** START **

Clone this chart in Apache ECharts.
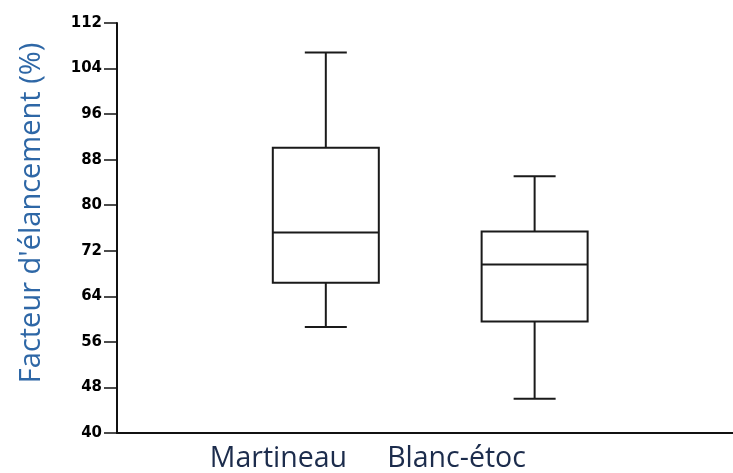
<!DOCTYPE html>
<html>
<head>
<meta charset="utf-8">
<script src="https://cdn.jsdelivr.net/npm/echarts@6/dist/echarts.min.js"></script>
<style>
  html, body { margin: 0; padding: 0; background: #fff; }
  #chart { width: 733px; height: 473px; }
</style>
</head>
<body>
<div id="chart"></div>
<script>
let myChart = echarts.init(document.getElementById('chart'));

// groups and their slot on the x axis
const categories = ['Martineau', 'Blanc-étoc'];
const slots = [1, 2];
// where the group labels sit under the axis (they are offset left of the boxes)
const labelSlots = [0.773, 1.626];

// min, Q1, median, Q3, max (%)
const martineau = [58.6, 66.4, 75.2, 90.1, 106.8];
const blancEtoc = [46.0, 59.6, 69.6, 75.4, 85.1];

const yTicks = {min: 40, max: 112, interval: 8};

const boxData = [
    [slots[0]].concat(martineau),
    [slots[1]].concat(blancEtoc)
];

const BOX_W = 106;   // px
const CAP_W = 42;    // px
const lineStyle = {stroke: '#1a1a1a', lineWidth: 2, fill: null};

function renderBox(params, api) {
    let x = api.value(0);
    let pMin = api.coord([x, api.value(1)]);
    let pQ1 = api.coord([x, api.value(2)]);
    let pMed = api.coord([x, api.value(3)]);
    let pQ3 = api.coord([x, api.value(4)]);
    let pMax = api.coord([x, api.value(5)]);
    let cx = pMed[0];
    let hb = BOX_W / 2, hc = CAP_W / 2;
    let seg = function (x1, y1, x2, y2) {
        return {type: 'line', shape: {x1: x1, y1: y1, x2: x2, y2: y2}, style: lineStyle};
    };
    return {
        type: 'group',
        children: [
            {type: 'rect', shape: {x: cx - hb, y: pQ3[1], width: BOX_W, height: pQ1[1] - pQ3[1]}, style: lineStyle},
            seg(cx - hb, pMed[1], cx + hb, pMed[1]),
            seg(cx, pQ3[1], cx, pMax[1]),
            seg(cx, pQ1[1], cx, pMin[1]),
            seg(cx - hc, pMax[1], cx + hc, pMax[1]),
            seg(cx - hc, pMin[1], cx + hc, pMin[1])
        ]
    };
}

let option = {
    backgroundColor: '#ffffff',
    animation: false,
    grid: {left: 117, right: 0, top: 23, bottom: 38},
    xAxis: {
        type: 'value',
        min: 0,
        max: 2.95,
        splitLine: {show: false},
        axisLine: {show: true, lineStyle: {color: '#111', width: 2}},
        axisTick: {show: false},
        axisLabel: {
            customValues: labelSlots,
            margin: 11,
            color: '#1c2c4c',
            fontFamily: 'Open Sans',
            fontSize: 28.5,
            formatter: function (v) {
                let i = labelSlots.indexOf(v);
                return i >= 0 ? categories[i] : '';
            }
        }
    },
    yAxis: {
        type: 'value',
        min: yTicks.min,
        max: yTicks.max,
        interval: yTicks.interval,
        splitLine: {show: false},
        axisLine: {show: true, lineStyle: {color: '#111', width: 2}},
        axisTick: {show: true, length: 13, lineStyle: {color: '#111', width: 1.5}},
        axisLabel: {
            margin: 15,
            color: '#000',
            fontFamily: 'DejaVu Sans',
            fontWeight: 900,
            fontSize: 15
        },
        name: "Facteur d'élancement (%)",
        nameLocation: 'middle',
        nameGap: 71,
        nameTextStyle: {
            color: '#2e67a6',
            fontFamily: 'Open Sans',
            fontSize: 29,
            padding: [0, 0, 0, 30]
        }
    },
    series: [
        {
            type: 'custom',
            renderItem: renderBox,
            encode: {x: 0, y: [1, 2, 3, 4, 5]},
            data: boxData
        }
    ]
};

myChart.setOption(option);
</script>
</body>
</html>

** END **

■ **Aim of the task**:
Omit each picture, then return all of the listing exactly as it stands.

■ **Result of this task**:
Clone this chart in Apache ECharts.
<!DOCTYPE html>
<html>
<head>
<meta charset="utf-8">
<script src="https://cdn.jsdelivr.net/npm/echarts@6/dist/echarts.min.js"></script>
<style>
  html, body { margin: 0; padding: 0; background: #fff; }
  #chart { width: 733px; height: 473px; }
</style>
</head>
<body>
<div id="chart"></div>
<script>
let myChart = echarts.init(document.getElementById('chart'));

// groups and their slot on the x axis
const categories = ['Martineau', 'Blanc-étoc'];
const slots = [1, 2];
// where the group labels sit under the axis (they are offset left of the boxes)
const labelSlots = [0.773, 1.626];

// min, Q1, median, Q3, max (%)
const martineau = [58.6, 66.4, 75.2, 90.1, 106.8];
const blancEtoc = [46.0, 59.6, 69.6, 75.4, 85.1];

const yTicks = {min: 40, max: 112, interval: 8};

const boxData = [
    [slots[0]].concat(martineau),
    [slots[1]].concat(blancEtoc)
];

const BOX_W = 106;   // px
const CAP_W = 42;    // px
const lineStyle = {stroke: '#1a1a1a', lineWidth: 2, fill: null};

function renderBox(params, api) {
    let x = api.value(0);
    let pMin = api.coord([x, api.value(1)]);
    let pQ1 = api.coord([x, api.value(2)]);
    let pMed = api.coord([x, api.value(3)]);
    let pQ3 = api.coord([x, api.value(4)]);
    let pMax = api.coord([x, api.value(5)]);
    let cx = pMed[0];
    let hb = BOX_W / 2, hc = CAP_W / 2;
    let seg = function (x1, y1, x2, y2) {
        return {type: 'line', shape: {x1: x1, y1: y1, x2: x2, y2: y2}, style: lineStyle};
    };
    return {
        type: 'group',
        children: [
            {type: 'rect', shape: {x: cx - hb, y: pQ3[1], width: BOX_W, height: pQ1[1] - pQ3[1]}, style: lineStyle},
            seg(cx - hb, pMed[1], cx + hb, pMed[1]),
            seg(cx, pQ3[1], cx, pMax[1]),
            seg(cx, pQ1[1], cx, pMin[1]),
            seg(cx - hc, pMax[1], cx + hc, pMax[1]),
            seg(cx - hc, pMin[1], cx + hc, pMin[1])
        ]
    };
}

let option = {
    backgroundColor: '#ffffff',
    animation: false,
    grid: {left: 117, right: 0, top: 23, bottom: 38},
    xAxis: {
        type: 'value',
        min: 0,
        max: 2.95,
        splitLine: {show: false},
        axisLine: {show: true, lineStyle: {color: '#111', width: 2}},
        axisTick: {show: false},
        axisLabel: {
            customValues: labelSlots,
            margin: 11,
            color: '#1c2c4c',
            fontFamily: 'Open Sans',
            fontSize: 28.5,
            formatter: function (v) {
                let i = labelSlots.indexOf(v);
                return i >= 0 ? categories[i] : '';
            }
        }
    },
    yAxis: {
        type: 'value',
        min: yTicks.min,
        max: yTicks.max,
        interval: yTicks.interval,
        splitLine: {show: false},
        axisLine: {show: true, lineStyle: {color: '#111', width: 2}},
        axisTick: {show: true, length: 13, lineStyle: {color: '#111', width: 1.5}},
        axisLabel: {
            margin: 15,
            color: '#000',
            fontFamily: 'DejaVu Sans',
            fontWeight: 900,
            fontSize: 15
        },
        name: "Facteur d'élancement (%)",
        nameLocation: 'middle',
        nameGap: 71,
        nameTextStyle: {
            color: '#2e67a6',
            fontFamily: 'Open Sans',
            fontSize: 29,
            padding: [0, 0, 0, 30]
        }
    },
    series: [
        {
            type: 'custom',
            renderItem: renderBox,
            encode: {x: 0, y: [1, 2, 3, 4, 5]},
            data: boxData
        }
    ]
};

myChart.setOption(option);
</script>
</body>
</html>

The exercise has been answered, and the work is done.